▶ [Direction] Return the listing below in full, with every line exactly as it is.

Records excerpted from a collection:
----

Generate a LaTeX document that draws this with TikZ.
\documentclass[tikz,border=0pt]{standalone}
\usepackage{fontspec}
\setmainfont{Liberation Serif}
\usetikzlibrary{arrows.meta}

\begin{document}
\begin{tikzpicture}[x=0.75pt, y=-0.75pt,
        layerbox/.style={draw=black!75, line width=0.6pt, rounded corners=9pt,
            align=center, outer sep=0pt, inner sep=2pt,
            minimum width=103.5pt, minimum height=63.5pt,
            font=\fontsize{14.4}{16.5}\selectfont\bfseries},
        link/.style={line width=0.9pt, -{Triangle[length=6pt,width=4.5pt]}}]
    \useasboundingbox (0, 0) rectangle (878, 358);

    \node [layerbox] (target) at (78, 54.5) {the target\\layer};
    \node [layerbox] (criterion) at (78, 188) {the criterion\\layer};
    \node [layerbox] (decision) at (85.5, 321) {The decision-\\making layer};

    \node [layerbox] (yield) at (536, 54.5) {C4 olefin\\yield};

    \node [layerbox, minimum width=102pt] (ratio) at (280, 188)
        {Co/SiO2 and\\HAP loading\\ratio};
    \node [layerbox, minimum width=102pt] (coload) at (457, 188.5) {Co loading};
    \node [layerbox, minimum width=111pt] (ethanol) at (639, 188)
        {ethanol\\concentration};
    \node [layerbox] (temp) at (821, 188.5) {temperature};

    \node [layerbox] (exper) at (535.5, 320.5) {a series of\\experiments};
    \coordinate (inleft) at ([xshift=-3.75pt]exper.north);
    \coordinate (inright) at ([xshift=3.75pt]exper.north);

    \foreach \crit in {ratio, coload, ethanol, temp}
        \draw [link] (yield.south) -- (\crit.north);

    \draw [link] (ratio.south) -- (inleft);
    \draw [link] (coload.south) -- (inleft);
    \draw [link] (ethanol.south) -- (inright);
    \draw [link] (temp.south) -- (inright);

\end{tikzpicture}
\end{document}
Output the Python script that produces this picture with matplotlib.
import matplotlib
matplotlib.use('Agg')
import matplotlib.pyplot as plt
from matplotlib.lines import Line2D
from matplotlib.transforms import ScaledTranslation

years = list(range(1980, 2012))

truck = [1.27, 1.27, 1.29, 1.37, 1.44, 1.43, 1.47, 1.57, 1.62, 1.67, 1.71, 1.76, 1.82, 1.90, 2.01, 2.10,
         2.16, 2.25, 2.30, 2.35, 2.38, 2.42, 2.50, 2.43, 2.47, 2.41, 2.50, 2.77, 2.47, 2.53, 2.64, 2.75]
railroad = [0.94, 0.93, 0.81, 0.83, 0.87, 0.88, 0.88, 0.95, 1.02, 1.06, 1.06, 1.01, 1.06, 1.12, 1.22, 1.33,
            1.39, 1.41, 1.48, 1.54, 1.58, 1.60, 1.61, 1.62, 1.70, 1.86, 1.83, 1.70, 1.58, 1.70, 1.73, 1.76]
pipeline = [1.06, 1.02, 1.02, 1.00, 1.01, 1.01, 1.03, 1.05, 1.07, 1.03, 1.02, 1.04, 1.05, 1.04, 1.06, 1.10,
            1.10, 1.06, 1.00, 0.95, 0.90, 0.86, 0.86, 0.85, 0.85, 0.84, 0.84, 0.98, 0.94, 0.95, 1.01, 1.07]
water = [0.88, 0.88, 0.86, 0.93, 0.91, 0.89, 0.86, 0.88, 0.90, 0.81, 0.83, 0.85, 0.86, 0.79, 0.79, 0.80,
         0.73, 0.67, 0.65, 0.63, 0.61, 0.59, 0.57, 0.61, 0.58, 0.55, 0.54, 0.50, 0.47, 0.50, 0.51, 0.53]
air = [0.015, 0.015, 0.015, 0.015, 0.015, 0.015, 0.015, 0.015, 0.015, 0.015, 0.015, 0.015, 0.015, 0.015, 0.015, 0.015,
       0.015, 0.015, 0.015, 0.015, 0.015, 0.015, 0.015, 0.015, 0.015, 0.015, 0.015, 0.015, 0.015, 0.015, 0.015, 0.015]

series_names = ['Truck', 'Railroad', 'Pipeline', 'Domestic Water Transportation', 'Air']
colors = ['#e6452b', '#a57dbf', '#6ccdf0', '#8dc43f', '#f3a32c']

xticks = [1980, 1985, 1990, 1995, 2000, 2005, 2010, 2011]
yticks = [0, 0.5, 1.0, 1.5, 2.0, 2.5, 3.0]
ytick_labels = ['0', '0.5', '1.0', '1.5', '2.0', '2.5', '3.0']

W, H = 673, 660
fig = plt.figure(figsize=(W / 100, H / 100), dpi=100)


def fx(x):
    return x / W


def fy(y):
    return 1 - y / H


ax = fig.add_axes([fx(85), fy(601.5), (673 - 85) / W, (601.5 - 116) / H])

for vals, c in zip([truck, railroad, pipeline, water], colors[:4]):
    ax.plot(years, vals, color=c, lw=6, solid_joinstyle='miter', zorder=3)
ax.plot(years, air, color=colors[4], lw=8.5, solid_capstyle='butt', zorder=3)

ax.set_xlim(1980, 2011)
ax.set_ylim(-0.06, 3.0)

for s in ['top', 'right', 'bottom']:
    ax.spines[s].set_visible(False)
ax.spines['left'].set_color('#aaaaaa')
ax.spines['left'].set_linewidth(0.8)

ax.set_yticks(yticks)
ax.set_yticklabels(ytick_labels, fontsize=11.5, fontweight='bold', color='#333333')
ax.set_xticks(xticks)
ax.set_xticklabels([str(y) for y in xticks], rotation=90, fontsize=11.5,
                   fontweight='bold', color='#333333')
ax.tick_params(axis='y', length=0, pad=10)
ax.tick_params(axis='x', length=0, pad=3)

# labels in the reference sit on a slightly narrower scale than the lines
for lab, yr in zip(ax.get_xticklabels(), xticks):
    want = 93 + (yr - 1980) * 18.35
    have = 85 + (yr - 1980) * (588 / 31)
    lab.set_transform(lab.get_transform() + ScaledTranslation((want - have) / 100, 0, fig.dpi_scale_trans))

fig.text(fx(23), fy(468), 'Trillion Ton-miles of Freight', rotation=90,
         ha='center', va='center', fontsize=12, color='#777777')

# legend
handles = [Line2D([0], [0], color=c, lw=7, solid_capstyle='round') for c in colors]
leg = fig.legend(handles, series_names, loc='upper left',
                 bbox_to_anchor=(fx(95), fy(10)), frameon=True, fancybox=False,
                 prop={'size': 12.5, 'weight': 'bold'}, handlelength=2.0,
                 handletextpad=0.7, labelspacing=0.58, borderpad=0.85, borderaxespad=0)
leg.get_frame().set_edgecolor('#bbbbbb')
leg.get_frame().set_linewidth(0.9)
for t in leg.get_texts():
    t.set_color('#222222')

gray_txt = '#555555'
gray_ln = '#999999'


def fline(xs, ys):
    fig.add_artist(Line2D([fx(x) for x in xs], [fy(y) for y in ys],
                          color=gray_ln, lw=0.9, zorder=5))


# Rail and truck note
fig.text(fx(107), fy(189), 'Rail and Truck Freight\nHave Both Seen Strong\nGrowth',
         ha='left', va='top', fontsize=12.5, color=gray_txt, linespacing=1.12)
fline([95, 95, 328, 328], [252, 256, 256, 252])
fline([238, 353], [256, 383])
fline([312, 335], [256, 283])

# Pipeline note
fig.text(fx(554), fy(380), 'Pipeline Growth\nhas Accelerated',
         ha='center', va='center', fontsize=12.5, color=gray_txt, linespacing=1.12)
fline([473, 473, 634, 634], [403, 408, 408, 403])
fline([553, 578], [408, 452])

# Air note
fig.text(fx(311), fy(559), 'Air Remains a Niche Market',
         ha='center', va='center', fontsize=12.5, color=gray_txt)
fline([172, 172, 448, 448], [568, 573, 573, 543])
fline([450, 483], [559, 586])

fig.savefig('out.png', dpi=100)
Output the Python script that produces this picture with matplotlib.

----

▶ [Finished answer]
Generate a LaTeX document that draws this with TikZ.
\documentclass[tikz,border=0pt]{standalone}
\usepackage{fontspec}
\setmainfont{Liberation Serif}
\usetikzlibrary{arrows.meta}

\begin{document}
\begin{tikzpicture}[x=0.75pt, y=-0.75pt,
        layerbox/.style={draw=black!75, line width=0.6pt, rounded corners=9pt,
            align=center, outer sep=0pt, inner sep=2pt,
            minimum width=103.5pt, minimum height=63.5pt,
            font=\fontsize{14.4}{16.5}\selectfont\bfseries},
        link/.style={line width=0.9pt, -{Triangle[length=6pt,width=4.5pt]}}]
    \useasboundingbox (0, 0) rectangle (878, 358);

    \node [layerbox] (target) at (78, 54.5) {the target\\layer};
    \node [layerbox] (criterion) at (78, 188) {the criterion\\layer};
    \node [layerbox] (decision) at (85.5, 321) {The decision-\\making layer};

    \node [layerbox] (yield) at (536, 54.5) {C4 olefin\\yield};

    \node [layerbox, minimum width=102pt] (ratio) at (280, 188)
        {Co/SiO2 and\\HAP loading\\ratio};
    \node [layerbox, minimum width=102pt] (coload) at (457, 188.5) {Co loading};
    \node [layerbox, minimum width=111pt] (ethanol) at (639, 188)
        {ethanol\\concentration};
    \node [layerbox] (temp) at (821, 188.5) {temperature};

    \node [layerbox] (exper) at (535.5, 320.5) {a series of\\experiments};
    \coordinate (inleft) at ([xshift=-3.75pt]exper.north);
    \coordinate (inright) at ([xshift=3.75pt]exper.north);

    \foreach \crit in {ratio, coload, ethanol, temp}
        \draw [link] (yield.south) -- (\crit.north);

    \draw [link] (ratio.south) -- (inleft);
    \draw [link] (coload.south) -- (inleft);
    \draw [link] (ethanol.south) -- (inright);
    \draw [link] (temp.south) -- (inright);

\end{tikzpicture}
\end{document}
Output the Python script that produces this picture with matplotlib.
import matplotlib
matplotlib.use('Agg')
import matplotlib.pyplot as plt
from matplotlib.lines import Line2D
from matplotlib.transforms import ScaledTranslation

years = list(range(1980, 2012))

truck = [1.27, 1.27, 1.29, 1.37, 1.44, 1.43, 1.47, 1.57, 1.62, 1.67, 1.71, 1.76, 1.82, 1.90, 2.01, 2.10,
         2.16, 2.25, 2.30, 2.35, 2.38, 2.42, 2.50, 2.43, 2.47, 2.41, 2.50, 2.77, 2.47, 2.53, 2.64, 2.75]
railroad = [0.94, 0.93, 0.81, 0.83, 0.87, 0.88, 0.88, 0.95, 1.02, 1.06, 1.06, 1.01, 1.06, 1.12, 1.22, 1.33,
            1.39, 1.41, 1.48, 1.54, 1.58, 1.60, 1.61, 1.62, 1.70, 1.86, 1.83, 1.70, 1.58, 1.70, 1.73, 1.76]
pipeline = [1.06, 1.02, 1.02, 1.00, 1.01, 1.01, 1.03, 1.05, 1.07, 1.03, 1.02, 1.04, 1.05, 1.04, 1.06, 1.10,
            1.10, 1.06, 1.00, 0.95, 0.90, 0.86, 0.86, 0.85, 0.85, 0.84, 0.84, 0.98, 0.94, 0.95, 1.01, 1.07]
water = [0.88, 0.88, 0.86, 0.93, 0.91, 0.89, 0.86, 0.88, 0.90, 0.81, 0.83, 0.85, 0.86, 0.79, 0.79, 0.80,
         0.73, 0.67, 0.65, 0.63, 0.61, 0.59, 0.57, 0.61, 0.58, 0.55, 0.54, 0.50, 0.47, 0.50, 0.51, 0.53]
air = [0.015, 0.015, 0.015, 0.015, 0.015, 0.015, 0.015, 0.015, 0.015, 0.015, 0.015, 0.015, 0.015, 0.015, 0.015, 0.015,
       0.015, 0.015, 0.015, 0.015, 0.015, 0.015, 0.015, 0.015, 0.015, 0.015, 0.015, 0.015, 0.015, 0.015, 0.015, 0.015]

series_names = ['Truck', 'Railroad', 'Pipeline', 'Domestic Water Transportation', 'Air']
colors = ['#e6452b', '#a57dbf', '#6ccdf0', '#8dc43f', '#f3a32c']

xticks = [1980, 1985, 1990, 1995, 2000, 2005, 2010, 2011]
yticks = [0, 0.5, 1.0, 1.5, 2.0, 2.5, 3.0]
ytick_labels = ['0', '0.5', '1.0', '1.5', '2.0', '2.5', '3.0']

W, H = 673, 660
fig = plt.figure(figsize=(W / 100, H / 100), dpi=100)


def fx(x):
    return x / W


def fy(y):
    return 1 - y / H


ax = fig.add_axes([fx(85), fy(601.5), (673 - 85) / W, (601.5 - 116) / H])

for vals, c in zip([truck, railroad, pipeline, water], colors[:4]):
    ax.plot(years, vals, color=c, lw=6, solid_joinstyle='miter', zorder=3)
ax.plot(years, air, color=colors[4], lw=8.5, solid_capstyle='butt', zorder=3)

ax.set_xlim(1980, 2011)
ax.set_ylim(-0.06, 3.0)

for s in ['top', 'right', 'bottom']:
    ax.spines[s].set_visible(False)
ax.spines['left'].set_color('#aaaaaa')
ax.spines['left'].set_linewidth(0.8)

ax.set_yticks(yticks)
ax.set_yticklabels(ytick_labels, fontsize=11.5, fontweight='bold', color='#333333')
ax.set_xticks(xticks)
ax.set_xticklabels([str(y) for y in xticks], rotation=90, fontsize=11.5,
                   fontweight='bold', color='#333333')
ax.tick_params(axis='y', length=0, pad=10)
ax.tick_params(axis='x', length=0, pad=3)

# labels in the reference sit on a slightly narrower scale than the lines
for lab, yr in zip(ax.get_xticklabels(), xticks):
    want = 93 + (yr - 1980) * 18.35
    have = 85 + (yr - 1980) * (588 / 31)
    lab.set_transform(lab.get_transform() + ScaledTranslation((want - have) / 100, 0, fig.dpi_scale_trans))

fig.text(fx(23), fy(468), 'Trillion Ton-miles of Freight', rotation=90,
         ha='center', va='center', fontsize=12, color='#777777')

# legend
handles = [Line2D([0], [0], color=c, lw=7, solid_capstyle='round') for c in colors]
leg = fig.legend(handles, series_names, loc='upper left',
                 bbox_to_anchor=(fx(95), fy(10)), frameon=True, fancybox=False,
                 prop={'size': 12.5, 'weight': 'bold'}, handlelength=2.0,
                 handletextpad=0.7, labelspacing=0.58, borderpad=0.85, borderaxespad=0)
leg.get_frame().set_edgecolor('#bbbbbb')
leg.get_frame().set_linewidth(0.9)
for t in leg.get_texts():
    t.set_color('#222222')

gray_txt = '#555555'
gray_ln = '#999999'


def fline(xs, ys):
    fig.add_artist(Line2D([fx(x) for x in xs], [fy(y) for y in ys],
                          color=gray_ln, lw=0.9, zorder=5))


# Rail and truck note
fig.text(fx(107), fy(189), 'Rail and Truck Freight\nHave Both Seen Strong\nGrowth',
         ha='left', va='top', fontsize=12.5, color=gray_txt, linespacing=1.12)
fline([95, 95, 328, 328], [252, 256, 256, 252])
fline([238, 353], [256, 383])
fline([312, 335], [256, 283])

# Pipeline note
fig.text(fx(554), fy(380), 'Pipeline Growth\nhas Accelerated',
         ha='center', va='center', fontsize=12.5, color=gray_txt, linespacing=1.12)
fline([473, 473, 634, 634], [403, 408, 408, 403])
fline([553, 578], [408, 452])

# Air note
fig.text(fx(311), fy(559), 'Air Remains a Niche Market',
         ha='center', va='center', fontsize=12.5, color=gray_txt)
fline([172, 172, 448, 448], [568, 573, 573, 543])
fline([450, 483], [559, 586])

fig.savefig('out.png', dpi=100)
Output the Python script that produces this picture with matplotlib.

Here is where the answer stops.